### WORK TO COMPLETE
Copy out all the records, word for word.

### AVAILABLE RECORDS

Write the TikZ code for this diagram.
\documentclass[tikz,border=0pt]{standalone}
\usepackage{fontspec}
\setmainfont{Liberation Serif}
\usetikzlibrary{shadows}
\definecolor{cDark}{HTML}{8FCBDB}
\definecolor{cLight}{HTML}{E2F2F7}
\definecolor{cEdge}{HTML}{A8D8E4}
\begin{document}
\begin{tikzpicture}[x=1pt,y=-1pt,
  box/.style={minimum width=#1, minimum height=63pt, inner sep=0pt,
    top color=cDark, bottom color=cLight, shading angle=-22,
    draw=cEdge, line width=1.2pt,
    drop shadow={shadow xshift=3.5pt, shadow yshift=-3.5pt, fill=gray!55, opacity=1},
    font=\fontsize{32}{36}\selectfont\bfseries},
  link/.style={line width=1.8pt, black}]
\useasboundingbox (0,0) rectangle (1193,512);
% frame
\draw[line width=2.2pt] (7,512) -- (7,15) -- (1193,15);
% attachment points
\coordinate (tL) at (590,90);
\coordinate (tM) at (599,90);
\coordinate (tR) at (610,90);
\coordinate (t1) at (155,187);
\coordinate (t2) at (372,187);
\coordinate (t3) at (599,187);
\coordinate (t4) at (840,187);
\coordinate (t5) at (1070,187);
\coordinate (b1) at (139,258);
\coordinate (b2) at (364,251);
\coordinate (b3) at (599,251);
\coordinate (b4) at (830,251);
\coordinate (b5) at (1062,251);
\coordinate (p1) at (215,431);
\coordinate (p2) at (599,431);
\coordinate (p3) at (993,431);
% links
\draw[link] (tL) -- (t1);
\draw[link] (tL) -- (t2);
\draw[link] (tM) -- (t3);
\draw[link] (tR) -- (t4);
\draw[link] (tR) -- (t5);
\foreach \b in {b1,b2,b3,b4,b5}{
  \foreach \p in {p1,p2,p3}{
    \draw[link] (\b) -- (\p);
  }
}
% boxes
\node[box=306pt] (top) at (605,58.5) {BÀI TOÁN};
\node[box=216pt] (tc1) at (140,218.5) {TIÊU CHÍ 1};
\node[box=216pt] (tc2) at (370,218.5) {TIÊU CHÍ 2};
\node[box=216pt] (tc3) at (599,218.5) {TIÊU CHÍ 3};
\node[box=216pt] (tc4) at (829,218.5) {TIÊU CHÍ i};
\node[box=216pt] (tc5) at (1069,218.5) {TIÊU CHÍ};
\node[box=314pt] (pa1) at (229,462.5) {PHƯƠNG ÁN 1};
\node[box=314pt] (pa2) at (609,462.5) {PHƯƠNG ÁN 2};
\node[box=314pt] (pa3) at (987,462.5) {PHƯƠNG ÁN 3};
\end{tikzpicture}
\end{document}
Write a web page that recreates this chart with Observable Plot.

### FINAL ANSWER
Write the TikZ code for this diagram.
\documentclass[tikz,border=0pt]{standalone}
\usepackage{fontspec}
\setmainfont{Liberation Serif}
\usetikzlibrary{shadows}
\definecolor{cDark}{HTML}{8FCBDB}
\definecolor{cLight}{HTML}{E2F2F7}
\definecolor{cEdge}{HTML}{A8D8E4}
\begin{document}
\begin{tikzpicture}[x=1pt,y=-1pt,
  box/.style={minimum width=#1, minimum height=63pt, inner sep=0pt,
    top color=cDark, bottom color=cLight, shading angle=-22,
    draw=cEdge, line width=1.2pt,
    drop shadow={shadow xshift=3.5pt, shadow yshift=-3.5pt, fill=gray!55, opacity=1},
    font=\fontsize{32}{36}\selectfont\bfseries},
  link/.style={line width=1.8pt, black}]
\useasboundingbox (0,0) rectangle (1193,512);
% frame
\draw[line width=2.2pt] (7,512) -- (7,15) -- (1193,15);
% attachment points
\coordinate (tL) at (590,90);
\coordinate (tM) at (599,90);
\coordinate (tR) at (610,90);
\coordinate (t1) at (155,187);
\coordinate (t2) at (372,187);
\coordinate (t3) at (599,187);
\coordinate (t4) at (840,187);
\coordinate (t5) at (1070,187);
\coordinate (b1) at (139,258);
\coordinate (b2) at (364,251);
\coordinate (b3) at (599,251);
\coordinate (b4) at (830,251);
\coordinate (b5) at (1062,251);
\coordinate (p1) at (215,431);
\coordinate (p2) at (599,431);
\coordinate (p3) at (993,431);
% links
\draw[link] (tL) -- (t1);
\draw[link] (tL) -- (t2);
\draw[link] (tM) -- (t3);
\draw[link] (tR) -- (t4);
\draw[link] (tR) -- (t5);
\foreach \b in {b1,b2,b3,b4,b5}{
  \foreach \p in {p1,p2,p3}{
    \draw[link] (\b) -- (\p);
  }
}
% boxes
\node[box=306pt] (top) at (605,58.5) {BÀI TOÁN};
\node[box=216pt] (tc1) at (140,218.5) {TIÊU CHÍ 1};
\node[box=216pt] (tc2) at (370,218.5) {TIÊU CHÍ 2};
\node[box=216pt] (tc3) at (599,218.5) {TIÊU CHÍ 3};
\node[box=216pt] (tc4) at (829,218.5) {TIÊU CHÍ i};
\node[box=216pt] (tc5) at (1069,218.5) {TIÊU CHÍ};
\node[box=314pt] (pa1) at (229,462.5) {PHƯƠNG ÁN 1};
\node[box=314pt] (pa2) at (609,462.5) {PHƯƠNG ÁN 2};
\node[box=314pt] (pa3) at (987,462.5) {PHƯƠNG ÁN 3};
\end{tikzpicture}
\end{document}
Write a web page that recreates this chart with Observable Plot.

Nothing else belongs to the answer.